Se a predominância do lado pró-moscovita não é
tão desproporcional quanto parece à primeira vista – na Crimeia a minoria
tártara é adversária do Kremlin, e a
nova geração, nascida após a implosão da URSS,
pende para a causa ucraniana – as circunstâncias (o falso referendo lançado
por Sergei Aksionov, a invasão não-declarada
das tropas russas, a falta de reação
crível de Kiev) tornaram incontrastável no curto prazo o ato de força do
Presidente Putin.
No entanto,
somente alguém que sofre de agudo ataque de precipitacionismo ahistórico se disporia,
sob o condicionamento do imediatismo factual, a afirmar que em termos geopolíticos, a
reintegração da Crimeia à Rússia é o evento mais importante do mundo pós-Guerra
Fria.
Para evitar
conclusões apressadas, os alemães, em termos de história, julgam prudente estudar
aquela mais próxima sob a denominação de Zeitgeschichte,
vale dizer história (ou crônica) do tempo. Implícitos estão os condicionamentos
dos fatos que muita vez assumem características imprevistas, não suscetíveis de
análise à quente.
O futuro dirá
que tipo de confronto se desenvolve. Porque uma das características do
imperialismo está na sua própria húbris.
Essa intoxicante disposição pode ou não conter os elementos de sua desagregação
futura.
Nesse contexto, se modelos passados de
imperialismo oportunista – como o de Mussolini, com muita audácia e pouco
embasamento – tornam questionável o êxito de Putin, o quadro vindouro tende a
ficar ainda mais turvo se anunciados movimentos de tropa em torno da Ucrânia
oriental (em que predomina a etnia de fala russa) se confirmarem, como o
indicam informações colhidas pelos Estados Unidos.

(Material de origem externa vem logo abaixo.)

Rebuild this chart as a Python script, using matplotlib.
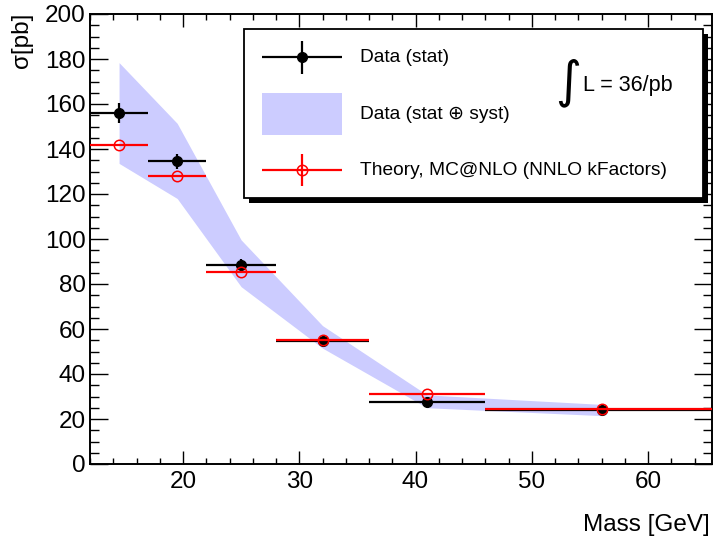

Em briefing para repórteres acreditados na
Casa Branca, a Assessora de Segurança Nacional Susan E. Rice, assinalou que ‘não está claro se o significado’ da
concentração nos limites sul-orientais da Ucrânia de tropas russas, trata de exercícios
de treinamento (conforme indicam
as autoridades de Moscou), ou à luz de suas passadas práticas e “ o hiato (gap)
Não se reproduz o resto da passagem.